Little things are big here: The city boasts what it calls the world’s smallest city block, a triangular traffic island near the civic center.
But Blumberg’s group is selling prospective Jewish residents on Dothan’s quality of life — its low cost of living, the heritage of its synagogue and its proximity to Florida beaches, about 80 miles away.
The city is the site of the down-home National Peanut Festival each fall, and it has a full schedule of community cultural events. It has two hospitals, a branch of Troy University and is just a short drive from Fort Rucker, the Army’s main helicopter training base.

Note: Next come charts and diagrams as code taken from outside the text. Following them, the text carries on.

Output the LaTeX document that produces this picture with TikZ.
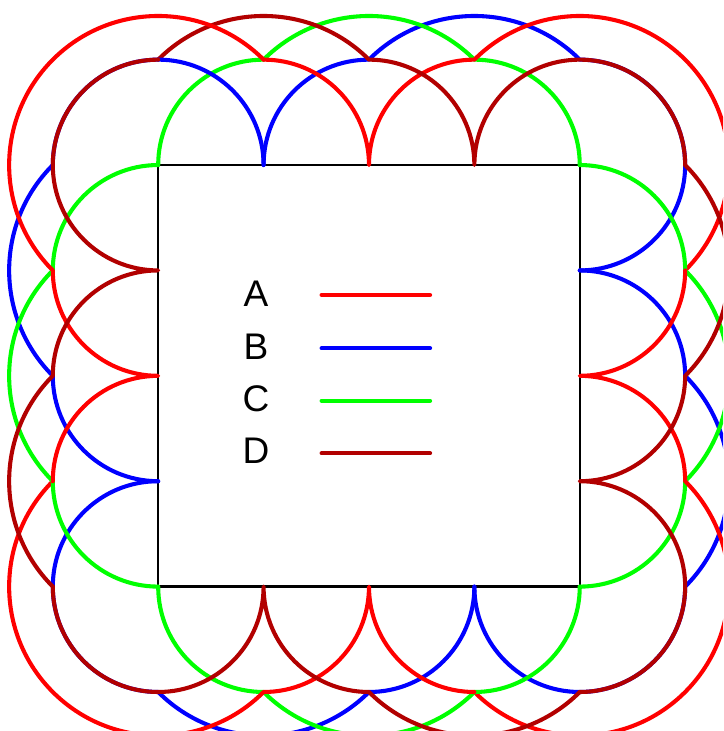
\documentclass[tikz,border=0pt]{standalone}
\usepackage{fontspec}
\setmainfont{Liberation Sans}
\definecolor{cA}{RGB}{255,0,0}
\definecolor{cB}{RGB}{0,0,255}
\definecolor{cC}{RGB}{0,255,0}
\definecolor{cD}{RGB}{178,0,0}
\begin{document}
\begin{tikzpicture}[x=1cm,y=1cm,
  trace/.style={line width=1.1pt, line cap=round, line join=round},
  frame/.style={line width=0.65pt, black},
  legendline/.style={line width=1.15pt, line cap=round},
  legendtext/.style={font=\fontsize{10}{12}\selectfont, inner sep=0pt}]
\useasboundingbox (-1.501,-1.370) rectangle (5.359,5.566);
\clip (-1.501,-1.370) rectangle (5.359,5.566);
\draw[frame] (0,0) rectangle (4,4);
\foreach \k in {0,1,2,3}{
  \begin{scope}[rotate around={-90*\k:(2,2)}]
    % B (blue)
    \draw[trace,cB] (1,4) arc[start angle=180,end angle=90,radius=1]
      arc[start angle=135,end angle=45,radius=1.41421]
      arc[start angle=90,end angle=-90,radius=1];
    % C (green)
    \draw[trace,cC] (0,4) arc[start angle=180,end angle=90,radius=1]
      arc[start angle=135,end angle=45,radius=1.41421]
      arc[start angle=90,end angle=0,radius=1];
    % A (red)
    \draw[trace,cA] (1,5) arc[start angle=90,end angle=0,radius=1]
      arc[start angle=180,end angle=90,radius=1]
      arc[start angle=135,end angle=-45,radius=1.41421];
    % D (dark red)
    \draw[trace,cD] (0,5) arc[start angle=135,end angle=45,radius=1.41421]
      arc[start angle=90,end angle=0,radius=1]
      arc[start angle=180,end angle=0,radius=1];
  \end{scope}
}
% legend
\node[legendtext] (lA) at (0.928,2.782) {A};
\node[legendtext] (lB) at (0.928,2.278) {B};
\node[legendtext] (lC) at (0.928,1.785) {C};
\node[legendtext] (lD) at (0.928,1.287) {D};
\coordinate (aS) at (1.551,2.767); \coordinate (aE) at (2.579,2.767);
\coordinate (bS) at (1.551,2.261); \coordinate (bE) at (2.579,2.261);
\coordinate (cS) at (1.551,1.764); \coordinate (cE) at (2.579,1.764);
\coordinate (dS) at (1.551,1.265); \coordinate (dE) at (2.579,1.265);
\draw[legendline,cA] (aS) -- (aE);
\draw[legendline,cB] (bS) -- (bE);
\draw[legendline,cC] (cS) -- (cE);
\draw[legendline,cD] (dS) -- (dE);
\end{tikzpicture}
\end{document}
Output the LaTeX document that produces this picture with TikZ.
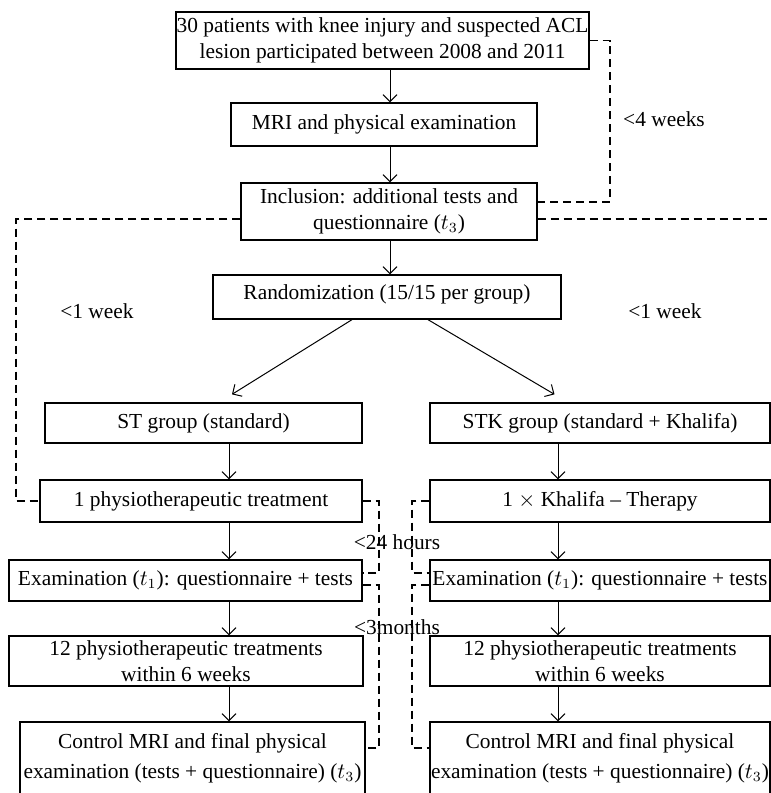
\documentclass[tikz,border=0pt]{standalone}
\usepackage{fontspec}
\setmainfont{Liberation Serif}
\usetikzlibrary{arrows.meta}

\begin{document}
\begin{tikzpicture}[x=0.5pt,y=-0.5pt,
        font=\fontsize{10.7}{13}\selectfont,
        box/.style={draw,line width=0.65pt,inner sep=0pt,align=center},
        arr/.style={-{Straight Barb[length=3.5pt,width=7pt]},line width=0.5pt},
        dashline/.style={line width=0.6pt,dash pattern=on 4pt off 2.5pt}]
        \useasboundingbox (0,0) rectangle (771,793);
        \clip (0,0) rectangle (771,793);
        \coordinate (cc) at (390,0);
        \coordinate (lc) at (229,0);
        \coordinate (rc) at (558,0);
        \node[box,minimum width=206.5pt,minimum height=28.5pt] (pat) at (382.5,40.5) {30 patients with knee injury and suspected ACL\\lesion participated between 2008 and 2011};
        \node[box,minimum width=153pt,minimum height=21.5pt] (mri) at (384,124.5) {MRI and physical examination};
        \node[box,minimum width=148pt,minimum height=28.5pt] (incl) at (389,211.5) {Inclusion: additional tests and\\questionnaire ($t_3$)};
        \node[box,minimum width=174pt,minimum height=22pt,text depth=5pt] (rand) at (387,297) {Randomization (15/15 per group)};
        \node[box,minimum width=158.5pt,minimum height=20pt] (st) at (203.5,423) {ST group (standard)};
        \node[box,minimum width=170pt,minimum height=20pt] (stk) at (600,423) {STK group (standard + Khalifa)};
        \node[box,minimum width=161pt,minimum height=21pt] (phys1) at (201,501) {1 physiotherapeutic treatment};
        \node[box,minimum width=170pt,minimum height=21pt] (khal) at (600,501) {1 $\times$ Khalifa -- Therapy};
        \node[box,minimum width=176.5pt,minimum height=20.5pt] (exl) at (185.5,580.5) {Examination ($t_1$): questionnaire + tests};
        \node[box,minimum width=170pt,minimum height=20.5pt] (exr) at (600,580.5) {Examination ($t_1$): questionnaire + tests};
        \node[box,minimum width=177pt,minimum height=25pt] (twl) at (186,661) {12 physiotherapeutic treatments\\within 6 weeks};
        \node[box,minimum width=170pt,minimum height=25pt] (twr) at (600,661) {12 physiotherapeutic treatments\\within 6 weeks};
        \node[box,font=\fontsize{10.7}{15}\selectfont,minimum width=172.5pt,minimum height=36pt] (ctl) at (192.5,758) {Control MRI and final physical\\examination (tests + questionnaire) ($t_3$)};
        \node[box,font=\fontsize{10.7}{15}\selectfont,minimum width=170pt,minimum height=36pt] (ctr) at (600,758) {Control MRI and final physical\\examination (tests + questionnaire) ($t_3$)};

        \draw[arr] (pat.south -| cc) -- (mri.north -| cc);
        \draw[arr] (mri.south -| cc) -- (incl.north -| cc);
        \draw[arr] (incl.south -| cc) -- (rand.north -| cc);
        \draw[arr] ([xshift=-17.5pt]rand.south) -- ([xshift=14.25pt,yshift=4pt]st.north);
        \draw[arr] ([xshift=20.5pt]rand.south) -- ([xshift=-22.75pt,yshift=4pt]stk.north);
        \foreach \a/\b in {st/phys1,phys1/exl,exl/twl,twl/ctl}
            \draw[arr] (\a.south -| lc) -- (\b.north -| lc);
        \foreach \a/\b in {stk/khal,khal/exr,exr/twr,twr/ctr}
            \draw[arr] (\a.south -| rc) -- (\b.north -| rc);

        \draw[dashline] (pat.east) -| (610,120) |- ([yshift=4.75pt]incl.east);
        \draw[dashline] ([yshift=-3.75pt]incl.west) -| (16,400) |- (phys1.west);
        \draw[dashline] ([yshift=-3.75pt]incl.east) -| (778,400) |- (khal.east);
        \draw[dashline] (phys1.east) -| (379,540) |- ([yshift=3.75pt]exl.east);
        \draw[dashline] (khal.west) -| (412,540) |- ([yshift=3.75pt]exr.west);
        \draw[dashline] ([yshift=-2.25pt]exl.east) -| (379,700) |- ([yshift=5pt]ctl.east);
        \draw[dashline] ([yshift=-2.25pt]exr.west) -| (412,700) |- ([yshift=5pt]ctr.west);

        \node (w4) at (664,119) {<4 weeks};
        \node (w1l) at (97,311) {<1 week};
        \node (w1r) at (665,311) {<1 week};
        \node (h24) at (397,542) {<24 hours};
        \node (m3) at (397,627) {<3months};
    \end{tikzpicture}
\end{document}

Downtown is filled with quaint red-brick buildings and colorful murals, and traffic never gets too bad on Ross Clark Circle, the perimeter road.
“We have Friday afternoon rush minute, and that’s about it,” said manufacturing executive Ed Marblestone, 69, who grew up Jewish in Texas but married a Dothan girl and has lived in the town since 1961.
Valerie Barnes grew up in Panama and moved several times before settling 20 years ago in Dothan and becoming active at the synagogue. She’s never experienced any anti-Semitism and can’t imagine living anywhere else.
“The biggest thing Dothan has to offer is that it’s just a very family-oriented community,” said Barnes, who directs a hospital foundation. “Our congregation is very vibrant, and we have a lot of things that we get involved in.”